Debaixo de alguma chantagem e amedrontados com efeitos devastadores da crise económica e financeira, os irlandeses deram uma significativa vitória ao Sim, no referendo sobre o Tratado de Lisboa. A chantagem teve o seu epílogo, no último dia de campanha, com a venenosa oferta de 15 milhões de euros, anunciada por Durão Barroso, aos 2.400 ex-empregados da Dell, uma empresa norte-americana, de fabrico de computadores, e que encerrara em Janeiro. O outro tipo de chantagem situou-se ao nível do discurso político dos adeptos do Sim, que, dramatizando ao máximo, transferiram a questão para o errado patamar de transformar o referendo numa escolha entre pertencer ou não pertencer à União Europeia.
Mas foi a crise, que num espaço de um ano virou a Irlanda de pernas para o ar, o motivo da trasferência de votos de muitos eleitores, que no ano passado rejeitaram o Tratado de Lisboa. A estes, há ainda a acrescentar os que se abstiveram no referendo de 2008, e que, agora, com medo da crise, que o actual governo não pode resolver sozinho, votaram no Sim, contribuindo assim para o significativo diferencial de resultados, entre os dois campos.
Se não estava em causa, neste referendo, a escolha da permanência da Irlanda no espaço da UE, como a mensagem subliminar dos adeptos do Sim pretendia sugerir, reconhece-se, contudo, que estava em causa o próprio tratado, que, apesar de já se encontrar ractificado por 24 países (sem qualquer consulta popular), dificilmente sobreviveria a uma rejeição, através de um referendo, mesmo que esse referendo tivesse ocorrido num dos países menos populosos da UE. Seria um desastre total, pois não haveria coragem nem condições políticas para relançar um novo processo de negociação que forjasse um novo acordo para recauchutar o falhado Trado de Nice, a chamada Constituição Europeia, que foi o que se fez no Tratado de Lisboa.
A necessidade de avançar com um novo quadro institucional, que responda à nova geografia da UE e aos desafios das grandes mudanças, ocorridas no mundo, desde a queda do Muro de Berlim, e agora mais acentuadas com a grande crise internacional, tem esbarrado com a desconfiança dos cidadãos europeus, em relação à falta de democracia neste processo.
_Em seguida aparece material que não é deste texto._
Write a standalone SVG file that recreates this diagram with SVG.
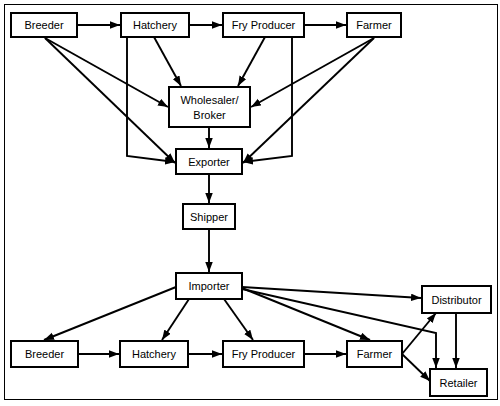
<svg xmlns="http://www.w3.org/2000/svg" width="500" height="406" viewBox="0 0 500 406">
<style>
.box{fill:#fff;stroke:#000;stroke-width:2}
.lbl{font-family:"Liberation Sans",Arial,sans-serif;font-size:11px;fill:#000;text-anchor:middle;dominant-baseline:central}
.c{fill:none;stroke:#000;stroke-width:1.9;marker-end:url(#ah)}
</style>
<defs>
<marker id="ah" markerUnits="userSpaceOnUse" markerWidth="11" markerHeight="8" refX="10" refY="3.75" orient="auto">
<path d="M0,0 L10,3.75 L0,7.5 z" fill="#000"/>
</marker>
</defs>
<rect x="4.5" y="4.5" width="493" height="395" fill="#fff" stroke="#000" stroke-width="1"/>
<g id="connectors">
<line class="c" x1="77" y1="25" x2="120" y2="25"/>
<line class="c" x1="189" y1="25" x2="222" y2="25"/>
<line class="c" x1="304" y1="25" x2="346" y2="25"/>
<line class="c" x1="45" y1="38" x2="168" y2="107"/>
<line class="c" x1="45" y1="38" x2="175" y2="163"/>
<polyline class="c" points="127,37 127,156 175,162"/>
<line class="c" x1="154" y1="37" x2="181" y2="86"/>
<line class="c" x1="265" y1="37" x2="238" y2="86"/>
<polyline class="c" points="292,37 292,156 243,162"/>
<line class="c" x1="374" y1="38" x2="251" y2="107"/>
<line class="c" x1="374" y1="38" x2="243" y2="163"/>
<line class="c" x1="209" y1="127" x2="209" y2="148"/>
<line class="c" x1="209" y1="174" x2="209" y2="203"/>
<line class="c" x1="209" y1="229" x2="209" y2="272"/>
<line class="c" x1="176" y1="287" x2="44" y2="340"/>
<line class="c" x1="189" y1="299" x2="162" y2="340"/>
<line class="c" x1="224" y1="299" x2="253" y2="340"/>
<line class="c" x1="242" y1="288" x2="370" y2="340"/>
<line class="c" x1="242" y1="287" x2="421" y2="298"/>
<polyline class="c" points="242,289 436,333 436,368"/>
<line class="c" x1="456" y1="313" x2="456" y2="368"/>
<line class="c" x1="402" y1="354" x2="436" y2="313"/>
<line class="c" x1="402" y1="354" x2="430" y2="381"/>
<line class="c" x1="78" y1="354" x2="119" y2="354"/>
<line class="c" x1="188" y1="354" x2="222" y2="354"/>
<line class="c" x1="304" y1="354" x2="346" y2="354"/>
</g>
<g id="breeder1"><rect class="box" x="11" y="13" width="66" height="24"/><text class="lbl" x="44" y="25">Breeder</text></g>
<g id="hatchery1"><rect class="box" x="121" y="13" width="68" height="24"/><text class="lbl" x="155" y="25">Hatchery</text></g>
<g id="fry1"><rect class="box" x="223" y="13" width="81" height="24"/><text class="lbl" x="263.5" y="25">Fry Producer</text></g>
<g id="farmer1"><rect class="box" x="347" y="13" width="54" height="24"/><text class="lbl" x="374" y="25">Farmer</text></g>
<g id="wholesaler"><rect class="box" x="169" y="87" width="81" height="40"/><text class="lbl" x="209.5" y="100">Wholesaler/</text><text class="lbl" x="209.5" y="115">Broker</text></g>
<g id="exporter"><rect class="box" x="176" y="149" width="66" height="25"/><text class="lbl" x="209" y="161.5">Exporter</text></g>
<g id="shipper"><rect class="box" x="183" y="204" width="52" height="25"/><text class="lbl" x="209" y="216.5">Shipper</text></g>
<g id="importer"><rect class="box" x="176" y="273" width="66" height="26"/><text class="lbl" x="209" y="286">Importer</text></g>
<g id="breeder2"><rect class="box" x="11" y="341" width="67" height="26"/><text class="lbl" x="44.5" y="354">Breeder</text></g>
<g id="hatchery2"><rect class="box" x="120" y="341" width="68" height="26"/><text class="lbl" x="154" y="354">Hatchery</text></g>
<g id="fry2"><rect class="box" x="223" y="341" width="81" height="26"/><text class="lbl" x="263.5" y="354">Fry Producer</text></g>
<g id="farmer2"><rect class="box" x="347" y="341" width="55" height="26"/><text class="lbl" x="374.5" y="354">Farmer</text></g>
<g id="distributor"><rect class="box" x="422" y="286" width="69" height="27"/><text class="lbl" x="456.5" y="299.5">Distributor</text></g>
<g id="retailer"><rect class="box" x="430" y="369" width="57" height="27"/><text class="lbl" x="458.5" y="382.5">Retailer</text></g>
</svg>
Nem sequer o Parlamento Europeu, a única instituição da UE que pode reclamar a força da representatividade popular, através do voto, teve um papel destacado na formulação deste tratado. Tudo foi concertado entre os países, no Conselho Europeu, com a mediação da Comissão Europeia. E sem democracia, por muito que isto desagrade a Bruxelas, a União Europeia arrisca-se a ser um projecto falhado. Se os irlandeses tivessem mantido a sua rejeição ao Tratado de Lisboa, teriam dado uma estocada fatal à UE.